How to Incorporate ERP

By Jerry Olsen
Updated: August 18, 2011

Enterprise Resource Planning (ERP) integrates management information functions within an organization including finance/accounting, manufacturing, sales, service, customer relationship management, and more. ERP systems automate these activities with a software application.

From a broad perspective, ERP is integrated software for all business processes within an organization.

For the most part, an ERP system has the following characteristics:

· It operates in real time, without relying on updates.
· It has a common database, that supports all applications.
· It provides a consistent look and feel across each software module.

In simple terms, ERP has two major parts—software and its implementation. You can purchase the software from any number of companies that specialize in resource planning. ERP vendors include companies like OpenERP, OpenPro, and WebERP, to name a few.

Before implementing an ERP system it is strongly recommend that you hire an ERP consultant or expert to help you get started.

Since ERP implementation is a time consuming effort that involves major changes to any organization, it’s also important to begin the process with some type of roadmap.

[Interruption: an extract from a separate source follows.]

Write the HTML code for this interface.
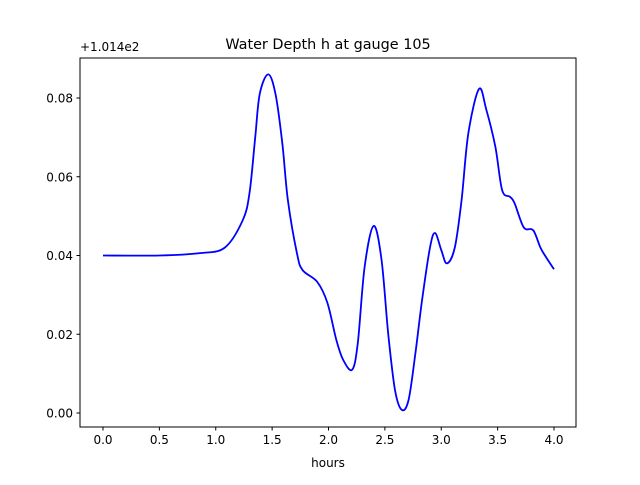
<!DOCTYPE html>
<html><head><meta charset="utf-8"><style>
body{margin:0;background:#fff}
svg{font-family:"DejaVu Sans","Liberation Sans",sans-serif}
</style></head><body>
<svg id="c" width="640" height="480">
<rect width="640" height="480" fill="#fff"/>
<text x="328" y="49" font-size="14.4" text-anchor="middle">Water Depth h at gauge 105</text>
<text x="80" y="51" font-size="12">+1.014e2</text>
<text x="328" y="467" font-size="12" text-anchor="middle">hours</text>
<g id="ticks"></g>
<path id="line" fill="none" stroke="#0000ff" stroke-width="1.8"/>
<rect x="80" y="58" width="496" height="369" fill="none" stroke="#000" stroke-width="1"/>
</svg>
<script>
const times=[0,0.5,0.86,1.08,1.24,1.30,1.35,1.39,1.465,1.53,1.59,1.64,1.72,1.77,1.90,1.99,2.07,2.13,2.21,2.26,2.32,2.40,2.47,2.53,2.59,2.65,2.71,2.77,2.83,2.90,2.945,3.0,3.05,3.12,3.18,3.24,3.335,3.40,3.48,3.54,3.61,3.65,3.73,3.80,3.83,3.88,3.92,4.0];
const depths=[0.040,0.040,0.0406,0.042,0.049,0.056,0.070,0.081,0.086,0.081,0.0686,0.054,0.0406,0.0363,0.0333,0.028,0.0185,0.0135,0.011,0.0178,0.037,0.0475,0.039,0.020,0.0058,0.0008,0.0033,0.015,0.0287,0.042,0.0457,0.0414,0.038,0.042,0.054,0.071,0.0823,0.077,0.0676,0.0566,0.0549,0.0533,0.0472,0.0467,0.0457,0.042,0.040,0.0365];
const xTicks=[0,0.5,1.0,1.5,2.0,2.5,3.0,3.5,4.0];
const yTicks=[0,0.02,0.04,0.06,0.08];
const xs=t=>103+t*112.75, ys=v=>413-v*3937.5;
const NS="http://www.w3.org/2000/svg", g=document.getElementById('ticks');
function mk(tag,at,txt){const e=document.createElementNS(NS,tag);for(const k in at)e.setAttribute(k,at[k]);if(txt!==undefined)e.textContent=txt;g.appendChild(e);return e;}
xTicks.forEach(t=>{const x=xs(t);
 const l=mk('line',{x1:x,x2:x,y1:427,y2:430.5,stroke:'#000'});
 
 
 const s=mk('text',{x:x,y:444,'font-size':12,'text-anchor':'middle'},t.toFixed(1));
 
 });
yTicks.forEach(v=>{const y=ys(v);
 const l=mk('line',{x1:76.5,x2:80,y1:y,y2:y,stroke:'#000'});
 
 
 const s=mk('text',{x:73,y:y+4.5,'font-size':12,'text-anchor':'end'},v.toFixed(2));
 
 });
const P=times.map((t,i)=>[xs(t),ys(depths[i])]);
let d='M'+P[0][0]+','+P[0][1];
for(let i=0;i<P.length-1;i++){const p0=P[Math.max(0,i-1)],p1=P[i],p2=P[i+1],p3=P[Math.min(P.length-1,i+2)];
 const c1=[p1[0]+(p2[0]-p0[0])/6,p1[1]+(p2[1]-p0[1])/6],c2=[p2[0]-(p3[0]-p1[0])/6,p2[1]-(p3[1]-p1[1])/6];
 d+=` C${c1[0]},${c1[1]} ${c2[0]},${c2[1]} ${p2[0]},${p2[1]}`;}
document.getElementById('line').setAttribute('d',d);
</script>
</body></html>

The following lays out a step-by-step process that describes how to incorporate a new ERP system within your company.

1. Schedule an Executive Planning Meeting

In order to set and manage expectations for the ERP project, it’s critical to hold a planning meeting during the first phase. Meeting participants include your chief financial officer (CFO), chief executive officer (CEO), chief information officer (CIO), project managers, and other personnel involved in the project. The main focus should be on discovering the business goals and ROIs (or return on investments) in order to bring a software solution into clearer perspective.

2. Perform a Diagnostic Review and Analysis

During this phase, business requirements are discussed and fleshed out through meetings with internal staff and project managers.

The purpose of these meetings is to further define your business goals and start listing your processes. Once your processes are defined, a further analysis can be done to see how a particular software solution will (or won’t) meet your project requirements

3. Review the Findings

Once you complete a detailed diagnostic review and analysis, you’re ready to start documenting a recommended ERP solution. This document will act as a safeguard to ensure that your recommendations correspond to business goals defined in the first phase of the project.

4. Test Your Plan

When it comes to implementing any type of new technology, a well-thought-out plan is the key to your success. If you engage your management team from the beginning to understand business goals, the end result is bound to be successful.